# Start of Given material

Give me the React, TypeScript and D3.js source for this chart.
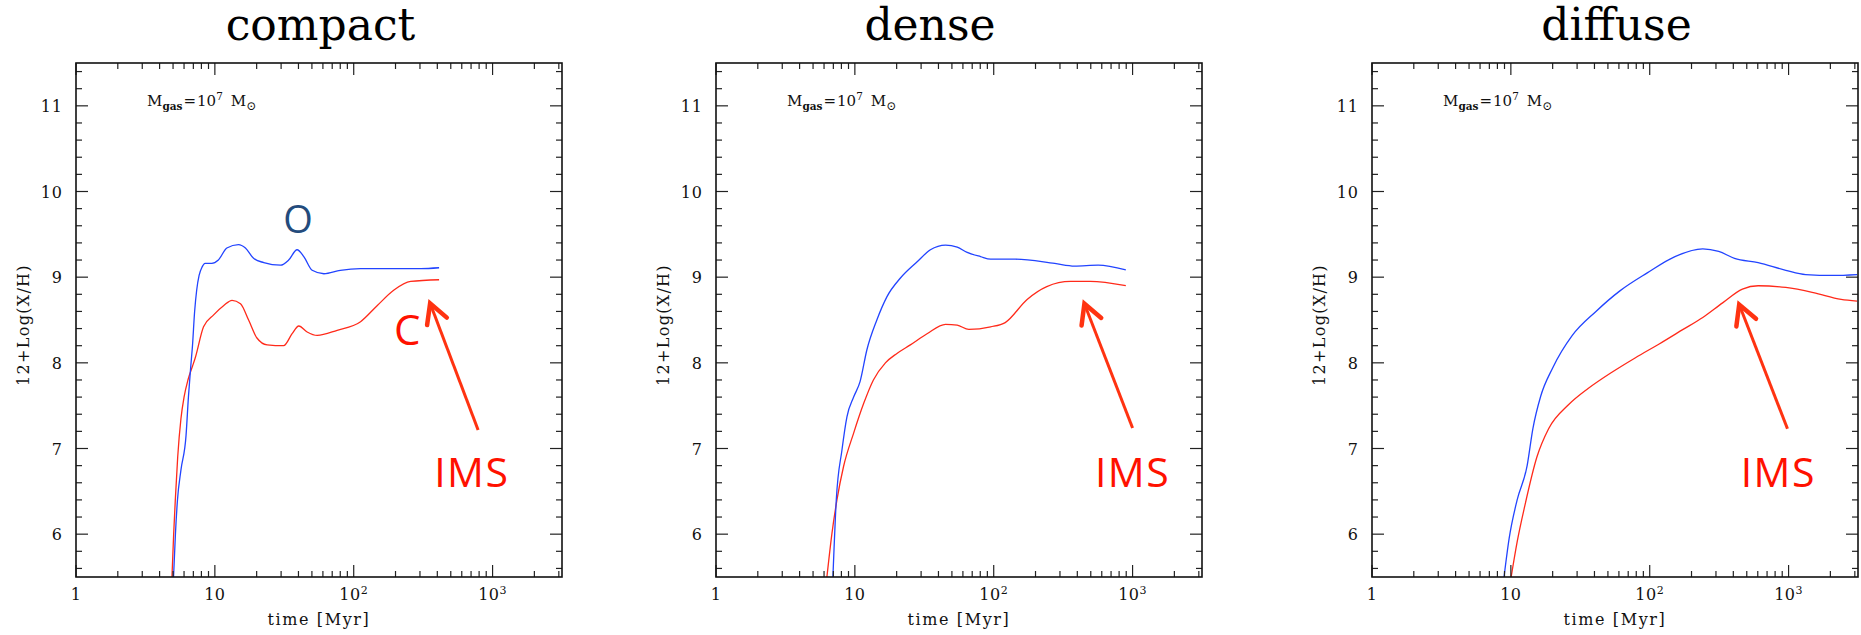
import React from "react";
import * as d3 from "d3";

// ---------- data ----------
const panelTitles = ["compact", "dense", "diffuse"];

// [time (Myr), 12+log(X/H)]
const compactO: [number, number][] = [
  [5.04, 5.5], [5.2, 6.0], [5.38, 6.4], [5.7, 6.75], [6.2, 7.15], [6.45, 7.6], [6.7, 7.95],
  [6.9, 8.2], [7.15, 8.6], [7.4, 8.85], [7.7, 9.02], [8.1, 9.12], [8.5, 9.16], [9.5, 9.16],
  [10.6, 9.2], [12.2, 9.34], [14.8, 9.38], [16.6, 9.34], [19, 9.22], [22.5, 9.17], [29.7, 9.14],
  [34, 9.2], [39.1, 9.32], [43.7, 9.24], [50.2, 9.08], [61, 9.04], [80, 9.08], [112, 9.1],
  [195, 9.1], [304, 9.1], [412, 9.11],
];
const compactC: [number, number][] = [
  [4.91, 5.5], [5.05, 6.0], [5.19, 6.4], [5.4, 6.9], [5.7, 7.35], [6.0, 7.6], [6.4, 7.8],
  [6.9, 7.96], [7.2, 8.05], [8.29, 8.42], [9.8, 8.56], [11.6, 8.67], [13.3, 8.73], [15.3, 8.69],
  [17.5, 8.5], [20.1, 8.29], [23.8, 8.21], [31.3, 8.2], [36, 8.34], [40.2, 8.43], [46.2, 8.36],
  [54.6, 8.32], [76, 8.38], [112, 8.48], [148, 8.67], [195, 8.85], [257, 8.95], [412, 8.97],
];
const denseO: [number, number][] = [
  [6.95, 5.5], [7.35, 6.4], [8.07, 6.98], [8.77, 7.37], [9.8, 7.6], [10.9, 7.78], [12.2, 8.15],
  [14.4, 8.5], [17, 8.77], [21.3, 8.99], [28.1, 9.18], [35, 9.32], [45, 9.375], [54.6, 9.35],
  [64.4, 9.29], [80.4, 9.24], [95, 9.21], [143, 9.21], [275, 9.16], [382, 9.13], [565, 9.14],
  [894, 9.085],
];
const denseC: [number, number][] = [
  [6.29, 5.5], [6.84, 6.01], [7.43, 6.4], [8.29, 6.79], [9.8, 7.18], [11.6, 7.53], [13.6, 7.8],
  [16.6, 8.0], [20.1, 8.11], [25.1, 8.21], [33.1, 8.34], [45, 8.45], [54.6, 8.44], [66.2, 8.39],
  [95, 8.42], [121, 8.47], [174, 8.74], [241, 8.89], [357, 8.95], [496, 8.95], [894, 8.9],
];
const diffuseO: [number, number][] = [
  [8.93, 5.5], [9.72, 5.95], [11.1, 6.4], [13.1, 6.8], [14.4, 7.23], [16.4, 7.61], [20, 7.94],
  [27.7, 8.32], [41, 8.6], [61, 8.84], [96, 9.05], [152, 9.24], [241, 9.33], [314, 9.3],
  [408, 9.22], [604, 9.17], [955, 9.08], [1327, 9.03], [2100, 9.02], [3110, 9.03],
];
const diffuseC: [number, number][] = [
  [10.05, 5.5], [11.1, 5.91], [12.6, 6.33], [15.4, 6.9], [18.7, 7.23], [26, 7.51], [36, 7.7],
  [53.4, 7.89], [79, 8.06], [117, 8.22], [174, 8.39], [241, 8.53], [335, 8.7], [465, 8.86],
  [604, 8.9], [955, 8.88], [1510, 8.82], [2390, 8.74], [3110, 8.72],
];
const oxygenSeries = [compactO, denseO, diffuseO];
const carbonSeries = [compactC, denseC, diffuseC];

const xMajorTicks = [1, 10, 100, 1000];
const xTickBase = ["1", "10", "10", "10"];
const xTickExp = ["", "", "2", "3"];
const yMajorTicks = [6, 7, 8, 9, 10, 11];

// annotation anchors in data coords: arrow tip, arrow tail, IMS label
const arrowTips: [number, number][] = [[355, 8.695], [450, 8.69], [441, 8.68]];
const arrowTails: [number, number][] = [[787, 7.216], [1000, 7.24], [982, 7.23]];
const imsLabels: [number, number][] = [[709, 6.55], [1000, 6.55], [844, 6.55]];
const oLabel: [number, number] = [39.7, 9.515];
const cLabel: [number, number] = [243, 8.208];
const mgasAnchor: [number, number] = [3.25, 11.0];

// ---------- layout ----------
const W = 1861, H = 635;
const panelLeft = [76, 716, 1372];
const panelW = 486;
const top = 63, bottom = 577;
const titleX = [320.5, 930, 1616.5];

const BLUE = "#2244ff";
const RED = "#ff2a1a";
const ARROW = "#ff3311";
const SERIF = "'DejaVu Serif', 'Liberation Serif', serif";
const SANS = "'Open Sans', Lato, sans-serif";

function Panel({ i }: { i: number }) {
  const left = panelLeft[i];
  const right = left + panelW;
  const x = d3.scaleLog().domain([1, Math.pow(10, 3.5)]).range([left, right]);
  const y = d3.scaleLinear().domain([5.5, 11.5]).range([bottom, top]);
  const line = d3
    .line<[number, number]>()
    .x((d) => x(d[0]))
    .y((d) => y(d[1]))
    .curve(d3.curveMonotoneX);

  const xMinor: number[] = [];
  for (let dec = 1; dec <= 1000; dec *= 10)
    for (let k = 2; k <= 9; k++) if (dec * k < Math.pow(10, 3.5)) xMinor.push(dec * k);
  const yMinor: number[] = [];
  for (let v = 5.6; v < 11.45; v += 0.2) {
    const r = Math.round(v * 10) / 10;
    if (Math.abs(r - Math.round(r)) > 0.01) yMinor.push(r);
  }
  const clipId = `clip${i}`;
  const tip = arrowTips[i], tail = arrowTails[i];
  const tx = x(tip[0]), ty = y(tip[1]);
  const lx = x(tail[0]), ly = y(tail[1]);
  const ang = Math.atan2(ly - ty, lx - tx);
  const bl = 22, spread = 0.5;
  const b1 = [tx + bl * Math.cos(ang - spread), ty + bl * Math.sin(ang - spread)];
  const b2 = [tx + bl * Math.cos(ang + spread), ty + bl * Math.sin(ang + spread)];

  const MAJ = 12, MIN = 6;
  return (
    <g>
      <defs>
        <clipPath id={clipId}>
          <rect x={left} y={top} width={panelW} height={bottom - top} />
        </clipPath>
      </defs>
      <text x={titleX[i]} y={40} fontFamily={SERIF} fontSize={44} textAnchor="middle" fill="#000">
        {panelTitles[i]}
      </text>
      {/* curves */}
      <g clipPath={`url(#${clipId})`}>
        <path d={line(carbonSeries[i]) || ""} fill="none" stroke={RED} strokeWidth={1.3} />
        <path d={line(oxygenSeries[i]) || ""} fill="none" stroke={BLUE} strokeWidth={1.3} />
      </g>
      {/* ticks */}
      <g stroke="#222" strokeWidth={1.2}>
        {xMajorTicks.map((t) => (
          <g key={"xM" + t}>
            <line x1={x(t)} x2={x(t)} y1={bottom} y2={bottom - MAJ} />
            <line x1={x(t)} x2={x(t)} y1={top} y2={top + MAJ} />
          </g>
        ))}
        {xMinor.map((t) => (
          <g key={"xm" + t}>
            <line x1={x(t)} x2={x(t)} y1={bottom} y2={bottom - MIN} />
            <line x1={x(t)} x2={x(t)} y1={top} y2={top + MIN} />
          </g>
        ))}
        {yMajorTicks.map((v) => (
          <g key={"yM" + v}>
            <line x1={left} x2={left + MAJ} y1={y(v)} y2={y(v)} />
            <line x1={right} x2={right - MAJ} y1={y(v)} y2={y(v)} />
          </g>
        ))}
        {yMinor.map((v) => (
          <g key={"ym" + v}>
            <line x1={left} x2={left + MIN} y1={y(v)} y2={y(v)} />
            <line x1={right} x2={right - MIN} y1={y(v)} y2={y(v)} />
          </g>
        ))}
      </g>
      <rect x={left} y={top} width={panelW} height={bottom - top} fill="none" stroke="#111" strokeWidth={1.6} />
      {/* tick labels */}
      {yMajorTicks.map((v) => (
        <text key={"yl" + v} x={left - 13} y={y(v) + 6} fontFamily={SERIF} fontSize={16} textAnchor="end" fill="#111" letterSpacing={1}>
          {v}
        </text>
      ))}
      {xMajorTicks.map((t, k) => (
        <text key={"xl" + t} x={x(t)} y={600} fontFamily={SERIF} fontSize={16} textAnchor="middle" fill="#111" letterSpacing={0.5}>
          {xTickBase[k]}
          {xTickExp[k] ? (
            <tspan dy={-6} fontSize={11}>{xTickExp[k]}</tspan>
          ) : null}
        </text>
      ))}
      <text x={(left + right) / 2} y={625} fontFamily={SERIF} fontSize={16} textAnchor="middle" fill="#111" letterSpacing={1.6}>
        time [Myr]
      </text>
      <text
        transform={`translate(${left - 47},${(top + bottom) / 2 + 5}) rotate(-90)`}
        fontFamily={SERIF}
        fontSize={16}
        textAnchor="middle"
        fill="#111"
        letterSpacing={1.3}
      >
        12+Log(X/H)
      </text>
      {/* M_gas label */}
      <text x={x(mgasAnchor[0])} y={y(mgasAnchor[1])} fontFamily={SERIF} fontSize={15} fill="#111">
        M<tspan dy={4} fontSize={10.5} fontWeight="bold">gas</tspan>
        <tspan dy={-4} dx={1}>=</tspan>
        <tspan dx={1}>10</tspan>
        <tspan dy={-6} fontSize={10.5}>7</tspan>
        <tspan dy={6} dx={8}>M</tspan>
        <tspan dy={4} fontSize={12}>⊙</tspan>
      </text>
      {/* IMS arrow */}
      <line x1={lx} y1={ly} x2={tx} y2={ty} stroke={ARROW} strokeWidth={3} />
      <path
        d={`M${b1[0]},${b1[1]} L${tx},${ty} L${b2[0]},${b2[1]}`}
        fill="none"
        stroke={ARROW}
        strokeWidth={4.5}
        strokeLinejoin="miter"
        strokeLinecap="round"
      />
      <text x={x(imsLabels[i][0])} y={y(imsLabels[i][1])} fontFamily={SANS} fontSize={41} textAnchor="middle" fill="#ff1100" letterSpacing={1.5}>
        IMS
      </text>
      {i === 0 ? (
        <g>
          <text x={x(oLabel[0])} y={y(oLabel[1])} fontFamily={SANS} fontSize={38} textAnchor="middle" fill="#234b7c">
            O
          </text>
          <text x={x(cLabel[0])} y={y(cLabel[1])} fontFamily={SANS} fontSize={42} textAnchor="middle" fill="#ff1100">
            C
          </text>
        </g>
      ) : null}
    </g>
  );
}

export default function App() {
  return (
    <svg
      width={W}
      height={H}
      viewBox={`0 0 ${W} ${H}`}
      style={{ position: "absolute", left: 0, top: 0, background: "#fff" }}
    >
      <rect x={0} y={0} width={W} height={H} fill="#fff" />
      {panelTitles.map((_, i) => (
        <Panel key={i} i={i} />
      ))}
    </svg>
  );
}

# End of Given material

> Task requirements:
Pick out the lines containing the string "React".

> Finished exercise:
Give me the React, TypeScript and D3.js source for this chart.
import React from "react";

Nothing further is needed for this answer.